Kinship with Rembrandt’s Long-Format Landscapes

This plate belongs to the sequence of long, low landscapes Rembrandt produced around 1650, including scenes with obelisks, ruined towers, boats and canals, and flocks along dike roads. All share a confidence in emptiness, an affection for working structures, and one anchoring motif—here the triad of huts under a large tree. Where some of those prints pivot on a single monument or boat, “Landscape with Three Huts” pivots on social architecture: the threshold as stage.

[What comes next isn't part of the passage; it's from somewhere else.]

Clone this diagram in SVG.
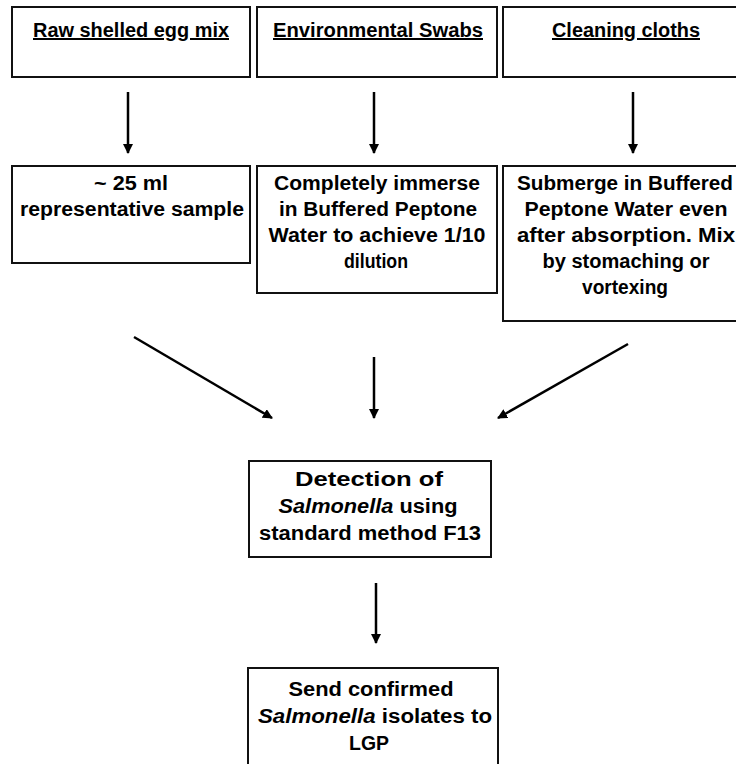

Lessons for Looking and Drawing

The sheet teaches economy and emphasis. For viewers, it demonstrates how a small set of marks can evoke climate, texture, and community when placed with care. For artists, it models how to differentiate materials by line quality, how to use large reserves of paper without fear, and how to set a composition by counterweighting a dense mass (tree and thatch) with openness (road and sky). Above all, it shows how to let paths guide narrative rather than merely decorate space.

Contemporary Resonance

The image feels surprisingly modern. Its uncluttered sky, frank textures, and focus on vernacular buildings resonate with contemporary photography and design that value honest materials and functional beauty. In a time that often makes spectacle the measure of worth, Rembrandt’s etching argues for another scale: the dignity of places that work. The three huts are not quaint; they are credible. The road does not lead to a fantasy; it connects neighbors.

Conclusion

“Landscape with Three Huts” is a quiet masterpiece of attention. A road enters, three roofs receive it, a great tree gives shade, and a pale sky lets everything breathe. People gather at a threshold, and the viewer joins them for a moment, feeling the intelligence that binds shelter to path and work to weather. No grand narrative unfolds, yet the print holds a nation’s ethic: resourceful building, social exchange, and space left generous enough for air and time. Rembrandt, with a needle and a few ounces of ink, makes the ordinary world both truthful and tender—and therefore inexhaustibly worth looking at.